Only in the core are both these conditions—temperature and density—simultaneously satisfied at the levels required for sustained fusion. The radiative zone, while still incredibly hot (dropping from 15 million K to about 2 million K), is far less dense. The convective zone is even cooler and less dense. In these outer layers, protons simply do not collide with nearly enough force or frequency to fuse.

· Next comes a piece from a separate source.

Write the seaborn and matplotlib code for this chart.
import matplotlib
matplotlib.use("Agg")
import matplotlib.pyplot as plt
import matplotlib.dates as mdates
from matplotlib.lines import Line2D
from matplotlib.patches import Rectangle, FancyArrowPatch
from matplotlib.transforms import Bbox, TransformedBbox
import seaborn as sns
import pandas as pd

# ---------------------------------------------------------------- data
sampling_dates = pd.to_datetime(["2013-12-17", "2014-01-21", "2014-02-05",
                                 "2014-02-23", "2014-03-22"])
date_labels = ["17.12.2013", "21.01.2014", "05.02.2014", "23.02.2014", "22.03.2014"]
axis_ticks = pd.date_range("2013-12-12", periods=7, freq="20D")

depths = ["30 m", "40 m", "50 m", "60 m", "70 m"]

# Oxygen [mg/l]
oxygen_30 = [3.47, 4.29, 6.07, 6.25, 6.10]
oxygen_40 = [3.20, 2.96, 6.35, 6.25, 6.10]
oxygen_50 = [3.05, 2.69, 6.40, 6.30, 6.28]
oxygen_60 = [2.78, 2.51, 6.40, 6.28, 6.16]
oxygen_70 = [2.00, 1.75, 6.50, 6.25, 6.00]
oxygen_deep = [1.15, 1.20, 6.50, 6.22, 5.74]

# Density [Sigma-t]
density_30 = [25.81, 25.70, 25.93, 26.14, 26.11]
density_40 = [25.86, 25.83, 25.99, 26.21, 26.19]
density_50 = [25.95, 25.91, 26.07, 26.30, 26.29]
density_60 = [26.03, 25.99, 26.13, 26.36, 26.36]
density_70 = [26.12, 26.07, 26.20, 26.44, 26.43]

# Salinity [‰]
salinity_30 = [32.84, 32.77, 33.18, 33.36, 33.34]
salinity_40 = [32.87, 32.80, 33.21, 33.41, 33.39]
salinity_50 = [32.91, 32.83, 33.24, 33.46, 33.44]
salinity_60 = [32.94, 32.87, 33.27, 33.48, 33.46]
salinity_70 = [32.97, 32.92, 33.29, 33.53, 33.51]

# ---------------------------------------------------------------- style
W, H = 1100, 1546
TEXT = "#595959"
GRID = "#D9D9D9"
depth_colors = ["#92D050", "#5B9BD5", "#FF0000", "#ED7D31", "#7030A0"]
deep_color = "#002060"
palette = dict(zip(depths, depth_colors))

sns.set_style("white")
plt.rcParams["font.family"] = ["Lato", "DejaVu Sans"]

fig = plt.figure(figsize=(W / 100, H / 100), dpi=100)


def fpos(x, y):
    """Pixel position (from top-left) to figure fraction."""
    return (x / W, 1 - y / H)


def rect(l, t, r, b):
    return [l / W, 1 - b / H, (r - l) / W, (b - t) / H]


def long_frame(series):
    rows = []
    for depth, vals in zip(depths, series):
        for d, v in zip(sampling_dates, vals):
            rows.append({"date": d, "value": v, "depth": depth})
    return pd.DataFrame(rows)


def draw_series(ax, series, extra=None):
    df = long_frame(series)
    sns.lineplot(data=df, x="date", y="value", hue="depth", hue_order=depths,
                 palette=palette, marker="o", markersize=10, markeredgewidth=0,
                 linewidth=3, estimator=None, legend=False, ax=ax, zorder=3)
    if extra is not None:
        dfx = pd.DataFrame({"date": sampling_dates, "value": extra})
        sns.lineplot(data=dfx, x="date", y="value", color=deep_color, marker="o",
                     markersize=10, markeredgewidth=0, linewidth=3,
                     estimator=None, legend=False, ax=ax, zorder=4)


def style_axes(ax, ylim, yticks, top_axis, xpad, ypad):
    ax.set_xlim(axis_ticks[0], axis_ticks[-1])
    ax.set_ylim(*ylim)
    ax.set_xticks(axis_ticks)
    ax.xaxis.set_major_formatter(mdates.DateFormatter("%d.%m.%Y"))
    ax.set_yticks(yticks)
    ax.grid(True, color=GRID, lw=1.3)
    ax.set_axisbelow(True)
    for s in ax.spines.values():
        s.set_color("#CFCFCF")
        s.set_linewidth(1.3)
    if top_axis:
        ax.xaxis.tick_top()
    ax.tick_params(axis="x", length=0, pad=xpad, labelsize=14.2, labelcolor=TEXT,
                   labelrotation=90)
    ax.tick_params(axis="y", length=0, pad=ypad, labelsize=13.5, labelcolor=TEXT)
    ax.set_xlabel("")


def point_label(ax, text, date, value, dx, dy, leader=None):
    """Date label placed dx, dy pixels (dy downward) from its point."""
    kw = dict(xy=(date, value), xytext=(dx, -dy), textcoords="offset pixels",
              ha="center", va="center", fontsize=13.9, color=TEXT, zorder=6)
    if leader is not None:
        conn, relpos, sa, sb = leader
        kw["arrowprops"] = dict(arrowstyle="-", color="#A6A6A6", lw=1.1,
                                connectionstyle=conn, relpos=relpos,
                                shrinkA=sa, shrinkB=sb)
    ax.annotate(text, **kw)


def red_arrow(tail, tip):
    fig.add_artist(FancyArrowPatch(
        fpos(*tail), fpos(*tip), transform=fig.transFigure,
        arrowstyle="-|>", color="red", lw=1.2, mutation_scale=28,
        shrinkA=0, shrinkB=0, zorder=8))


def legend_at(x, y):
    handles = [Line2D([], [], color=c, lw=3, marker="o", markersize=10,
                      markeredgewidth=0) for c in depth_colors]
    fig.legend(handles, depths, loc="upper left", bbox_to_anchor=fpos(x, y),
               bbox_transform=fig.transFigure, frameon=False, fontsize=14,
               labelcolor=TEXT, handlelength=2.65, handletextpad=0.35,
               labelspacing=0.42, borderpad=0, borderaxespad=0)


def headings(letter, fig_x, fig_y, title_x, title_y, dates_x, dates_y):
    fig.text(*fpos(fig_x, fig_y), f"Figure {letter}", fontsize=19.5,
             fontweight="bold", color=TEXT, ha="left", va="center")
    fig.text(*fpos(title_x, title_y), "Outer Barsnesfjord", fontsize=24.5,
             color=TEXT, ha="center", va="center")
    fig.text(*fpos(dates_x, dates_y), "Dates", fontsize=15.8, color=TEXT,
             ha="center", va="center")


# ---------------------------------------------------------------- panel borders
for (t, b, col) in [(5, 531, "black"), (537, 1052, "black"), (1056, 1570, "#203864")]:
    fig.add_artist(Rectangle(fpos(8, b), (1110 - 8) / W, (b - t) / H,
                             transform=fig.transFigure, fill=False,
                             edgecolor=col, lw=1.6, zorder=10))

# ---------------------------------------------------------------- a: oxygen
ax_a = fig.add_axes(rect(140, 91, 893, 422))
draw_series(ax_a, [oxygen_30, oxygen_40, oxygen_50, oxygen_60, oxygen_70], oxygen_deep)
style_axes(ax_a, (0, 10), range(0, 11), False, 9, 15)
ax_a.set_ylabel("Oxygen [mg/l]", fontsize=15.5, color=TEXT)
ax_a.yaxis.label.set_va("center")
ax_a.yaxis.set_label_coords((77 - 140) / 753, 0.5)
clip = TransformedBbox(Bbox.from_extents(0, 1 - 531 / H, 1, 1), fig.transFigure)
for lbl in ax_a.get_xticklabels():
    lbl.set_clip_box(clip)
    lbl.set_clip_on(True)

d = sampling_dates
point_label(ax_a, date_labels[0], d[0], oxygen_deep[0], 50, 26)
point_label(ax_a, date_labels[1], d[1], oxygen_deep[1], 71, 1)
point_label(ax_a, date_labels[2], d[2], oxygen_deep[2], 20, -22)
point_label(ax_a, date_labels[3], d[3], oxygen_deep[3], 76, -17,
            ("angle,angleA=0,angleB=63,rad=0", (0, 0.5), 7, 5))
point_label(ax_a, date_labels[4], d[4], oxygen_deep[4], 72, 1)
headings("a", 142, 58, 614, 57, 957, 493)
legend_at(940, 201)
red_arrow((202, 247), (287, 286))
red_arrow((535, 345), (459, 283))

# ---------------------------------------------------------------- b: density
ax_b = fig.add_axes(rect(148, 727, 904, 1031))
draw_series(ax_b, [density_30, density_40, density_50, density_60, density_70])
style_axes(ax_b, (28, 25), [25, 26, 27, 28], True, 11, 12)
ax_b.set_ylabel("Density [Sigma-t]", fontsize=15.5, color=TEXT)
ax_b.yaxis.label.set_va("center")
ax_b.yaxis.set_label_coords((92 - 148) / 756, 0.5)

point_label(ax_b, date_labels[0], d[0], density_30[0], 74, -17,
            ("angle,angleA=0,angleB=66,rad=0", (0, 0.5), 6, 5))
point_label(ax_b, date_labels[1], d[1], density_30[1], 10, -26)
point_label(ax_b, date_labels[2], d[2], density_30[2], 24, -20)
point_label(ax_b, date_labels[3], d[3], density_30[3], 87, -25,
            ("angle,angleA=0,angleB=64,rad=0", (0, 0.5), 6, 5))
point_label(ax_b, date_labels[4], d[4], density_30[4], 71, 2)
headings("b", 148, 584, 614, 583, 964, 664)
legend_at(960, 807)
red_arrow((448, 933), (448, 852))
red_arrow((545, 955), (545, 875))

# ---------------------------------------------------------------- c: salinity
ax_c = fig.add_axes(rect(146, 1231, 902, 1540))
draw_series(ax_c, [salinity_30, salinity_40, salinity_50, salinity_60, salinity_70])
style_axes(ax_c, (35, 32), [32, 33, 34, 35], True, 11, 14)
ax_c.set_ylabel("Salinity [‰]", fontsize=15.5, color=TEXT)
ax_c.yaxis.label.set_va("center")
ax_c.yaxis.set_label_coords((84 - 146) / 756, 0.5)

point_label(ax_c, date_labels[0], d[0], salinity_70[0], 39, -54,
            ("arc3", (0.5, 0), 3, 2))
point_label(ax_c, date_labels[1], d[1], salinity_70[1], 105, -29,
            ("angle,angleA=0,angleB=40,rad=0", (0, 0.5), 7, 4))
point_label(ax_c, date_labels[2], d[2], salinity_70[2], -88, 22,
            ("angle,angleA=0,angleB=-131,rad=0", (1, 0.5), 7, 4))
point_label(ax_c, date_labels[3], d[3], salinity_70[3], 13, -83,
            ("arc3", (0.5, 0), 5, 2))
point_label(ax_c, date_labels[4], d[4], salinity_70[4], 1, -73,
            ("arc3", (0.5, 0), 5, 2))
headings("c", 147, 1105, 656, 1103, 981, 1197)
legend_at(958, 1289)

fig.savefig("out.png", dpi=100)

The Proton-Proton Chain: The Sun’s Fusion Engine

The specific fusion reaction powering the Sun is the proton-proton (pp) chain. It is a multi-step process that converts hydrogen (H) into helium (He), releasing energy in accordance with Einstein’s famous equation, E=mc². Here is a simplified sequence:

1. Step 1: Two protons (¹H) fuse. One proton transforms into a neutron via the weak nuclear force, emitting a positron (e⁺) and a neutrino (νₑ). This creates a deuterium nucleus (²H). This first step is the slowest and rate-limiting step of the entire chain.
2. Step 2: The deuterium nucleus collides with another proton, forming a light helium isotope (³He) and releasing a gamma-ray photon (γ).
3. Step 3: Two ³He nuclei (from two separate Step 2s) collide, producing a stable helium-4 nucleus (⁴He) and returning two protons to the plasma to start the cycle again.

Net Result: 4 protons → ¹He + 2 positrons + 2 neutrinos + 2 gamma rays. The total mass of the products is about 0.7% less than the mass of the four initial protons. This “missing” mass is converted into the radiant energy that eventually becomes sunlight.

Why the Core is the Only Possible Location

The fusion rate is exquisitely sensitive to temperature and density. It follows a power-law relationship, meaning a tiny increase in core temperature dramatically increases the fusion rate.

This extreme sensitivity means the fusion rate is effectively zero in the radiative and convective zones, where temperatures and densities fall below the critical threshold. A mere 1% drop in core temperature would reduce the energy output by about 3.5%, causing the core to cool and contract under gravity. This contraction would then increase temperature and density, restoring the fusion rate. Conversely, a slight temperature rise would boost output, causing the core to expand and cool back down. This self-regulating thermostat is fundamental to the Sun’s long-term stability, allowing it to burn steadily for billions of years.

Thus, the Sun’s core is not merely a hot, dense region; it is the uniquely balanced crucible where gravitational confinement provides the necessary pressure, and quantum tunneling overcomes electrostatic repulsion, all orchestrated by the slow, precise steps of the proton-proton chain. This process transforms mass into light at a rate of hundreds of billions of kilograms per second, sustaining the radiant output that defines our solar system. The core’s conditions—and the physics that governs them—are the reason a star like our Sun shines, and will continue to do so, for eons.